In this quietly powerful poem, Mayur (pen name) - a 19-year-old psychology student - reflects on the stark contrast between the comfort of everyday life and the distant, devastating realities of war. When we asked her, if this poem can be put in anti-war genre, this is what she told us, “This poem is my reflection on privileged detachment during times of conflict and war. I grapple with the guilt of safety—living in peace, surrounded by comfort, while war and suffering unfold elsewhere. The key question, “What are my words worth?” We are pleasantly surprised youngsters can be so sensitive and empathise with the people's sufferings in the troubled times.
What are my words worth?
Mayur*
I eat regularly.
Not from hunger, but from habit.
The food arrives. The plates are clean. The lights work.
There is no curfew.
No thuds at midnight.
The fan spins above me like a bureaucrat—efficient, indifferent, constant.
It does not know war.
Neither do I.
Outside, people vanish.
Sometimes they return as numbers.
Sometimes not at all.
I read about it.
That’s all I can do.
I write because no one has told me not to.

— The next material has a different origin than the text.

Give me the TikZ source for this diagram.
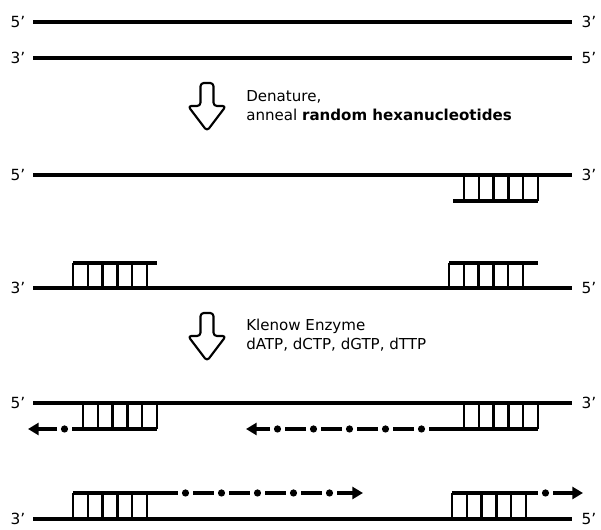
\documentclass[tikz,border=0pt]{standalone}
\usepackage{fontspec}
\setmainfont{DejaVu Sans}
\usetikzlibrary{arrows.meta}
\tikzset{
  strand/.style={line width=2.5pt},
  primline/.style={line width=2.3pt},
  rung/.style={line width=1.9pt},
  ext/.style={line width=2.4pt,dash pattern=on 15.75pt off 11.25pt,-{Triangle[length=8pt,width=9pt]}},
  extdot/.style={fill=black},
  endlbl/.style={inner sep=0pt,font=\fontsize{11.5}{13}\selectfont},
  steplbl/.style={anchor=west,inner sep=0pt,align=left,font=\fontsize{11.3}{14.2}\selectfont},
  hollowarrow/.pic={
    \draw[line width=1.6pt,rounded corners=2.5pt,line join=round]
      (-6.5,0) -- (6.5,0) -- (6.5,23) -- (19,23) -- (0,48) -- (-19,23) -- (-6.5,23) -- cycle;
  }
}
\begin{document}
\begin{tikzpicture}[x=0.75pt,y=-0.75pt]
  \useasboundingbox (0,0) rectangle (601,530);

  % double strand
  \coordinate (a1) at (33,22);  \coordinate (b1) at (572,22);
  \coordinate (a2) at (33,58);  \coordinate (b2) at (572,58);
  \draw[strand] (a1) -- (b1);
  \draw[strand] (a2) -- (b2);
  \node[endlbl] (la1) at (18,22) {5'};
  \node[endlbl] (lb1) at (589,22) {3'};
  \node[endlbl] (la2) at (18,58) {3'};
  \node[endlbl] (lb2) at (589,58) {5'};

  \pic at (207,83) {hollowarrow};
  \node[steplbl] (denat) at (246,106) {Denature,\\anneal \textbf{random hexanucleotides}};

  % separated strands with primers
  \coordinate (a3) at (33,175); \coordinate (b3) at (572,175);
  \coordinate (a4) at (33,288); \coordinate (b4) at (572,288);
  \draw[strand] (a3) -- (b3);
  \draw[strand] (a4) -- (b4);
  \node[endlbl] (la3) at (18,175) {5'};
  \node[endlbl] (lb3) at (589,175) {3'};
  \node[endlbl] (la4) at (18,288) {3'};
  \node[endlbl] (lb4) at (589,288) {5'};

  \draw[primline] (453,201) -- (538,201);
  \foreach \i in {0,...,5} \draw[rung] ({464+14.8*\i},175) -- ({464+14.8*\i},201);
  \draw[primline] (73,263) -- (157,263);
  \foreach \i in {0,...,5} \draw[rung] ({73+14.8*\i},263) -- ({73+14.8*\i},288);
  \draw[primline] (449,263) -- (538,263);
  \foreach \i in {0,...,5} \draw[rung] ({449+14.8*\i},263) -- ({449+14.8*\i},288);

  \pic at (207,313) {hollowarrow};
  \node[steplbl] (klenow) at (246,335) {Klenow Enzyme\\dATP, dCTP, dGTP, dTTP};

  % extension by Klenow
  \coordinate (a5) at (33,403); \coordinate (b5) at (572,403);
  \coordinate (a6) at (33,519); \coordinate (b6) at (572,519);
  \draw[strand] (a5) -- (b5);
  \draw[strand] (a6) -- (b6);
  \node[endlbl] (la5) at (18,403) {5'};
  \node[endlbl] (lb5) at (589,403) {3'};
  \node[endlbl] (la6) at (18,519) {3'};
  \node[endlbl] (lb6) at (589,519) {5'};

  \draw[primline] (72,429) -- (157,429);
  \foreach \i in {0,...,5} \draw[rung] ({83+14.8*\i},403) -- ({83+14.8*\i},429);
  \draw[primline] (450,429) -- (538,429);
  \foreach \i in {0,...,5} \draw[rung] ({464+14.8*\i},403) -- ({464+14.8*\i},429);
  \draw[primline] (73,493) -- (157,493);
  \foreach \i in {0,...,5} \draw[rung] ({73+14.8*\i},493) -- ({73+14.8*\i},519);
  \draw[primline] (452,493) -- (538,493);
  \foreach \i in {0,...,5} \draw[rung] ({452+14.8*\i},493) -- ({452+14.8*\i},519);

  \coordinate (e5l) at (72,429);  \coordinate (t5l) at (28,429);
  \coordinate (e5r) at (450,429); \coordinate (t5r) at (246,429);
  \coordinate (e6l) at (157,493); \coordinate (t6l) at (363,493);
  \coordinate (e6r) at (538,493); \coordinate (t6r) at (583,493);
  \draw[ext,dash phase=15.75pt] (e5l) -- (t5l);
  \draw[ext] (e5r) -- (t5r);
  \draw[ext] (e6l) -- (t6l);
  \draw[ext,dash phase=15.75pt] (e6r) -- (t6r);
  \fill[extdot] (64.5,429) circle (2.7pt);
  \foreach \x in {421.5,385.5,349.5,313.5,277.5} \fill[extdot] (\x,429) circle (2.7pt);
  \foreach \x in {185.5,221.5,257.5,293.5,329.5} \fill[extdot] (\x,493) circle (2.7pt);
  \fill[extdot] (545.5,493) circle (2.7pt);
\end{tikzpicture}
\end{document}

Because I have a desk, a functioning body,
and no personal grief to interrupt me.
They say war builds nations.
But I’ve seen how quietly machinery runs—
How treaties are typed while people are buried.
Ink flows more easily than blood,
especially not your own.
And here I am,
somewhere in the Capital,
with coffee, a working fan,
and time to turn tragedy into stanzas.
Not because I suffer.
But because I don’t.
What are my words worth?
They are not protection.
They are not permission.
They are excess: Unwanted
Proof that I cannot do more.
Helpless—
But terribly human.
******

*Mayur (मयूर pen name) : A 19-year-old psychology major, book nerd, aspiring therapist, poet, author.